There are times in a human life when certainty shines so brightly that doubt seems like an insult. We believe what we see with our own eyes, the pattern of a familiar voice, and the silence with which our minds knit together little bits of sense. But our sense of reality is a delicate edifice. It is molded by memory, twisted by desire, and silently edited by fear.
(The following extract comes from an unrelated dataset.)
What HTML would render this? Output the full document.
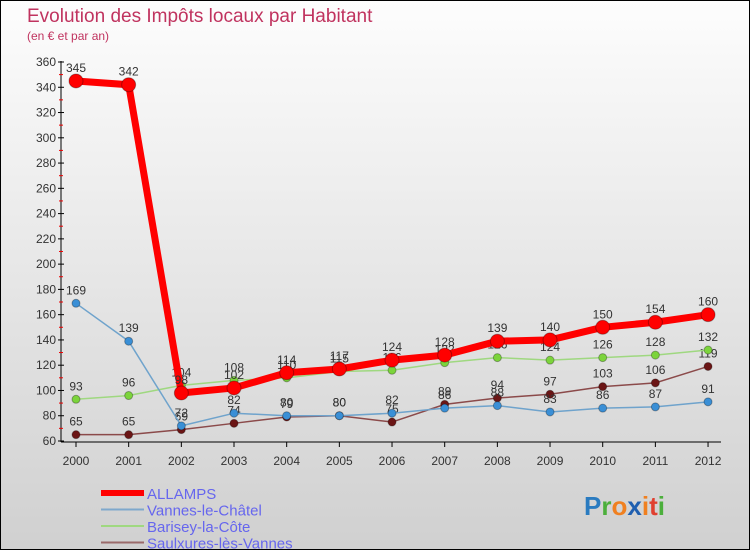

What seems so immediate and true may actually be a very artificial illusion. Assembled not by reality but by circumstances or fragments of the tales.

 

However, there is a more philosophical play at work. Reality is not immediately felt by the human mind. It undergoes a translation. Every sight, sound, and gesture is subjected to a sequence of interpretations before it can make any form of sense. What we call truth is coherence. It is a sequence of events that seems internally coherent. But coherence is not truth. Coherence is comfort.

 

Doubting the senses is not a virtue. It is an unconscious awareness. It is the understanding that you are not complete. Those feelings may be confused with reality, and that certainty may creep in without warning. But by stepping back and making a decision to be curious rather than to react, you are breaking a cycle of misunderstandings.

 

A single honest question can save years of silent resentment. A willingness to listen can recover meaning from the ashes of assumption. These actions may seem insignificant. But their results extend across whole lifetimes.

 

Maybe wisdom means –

To hold perception loosely

To hold interpretation loosely, and

To hold in mind the fact that another person has an interior universe that we cannot see.

 

And perhaps only then can we develop patience. And perhaps it is in the patience that we can develop compassion.

 

Compassion allows us to move in a relationship with a natural rhythm. One guided not by illusion. But by the courage to seek understanding before assuming we have it.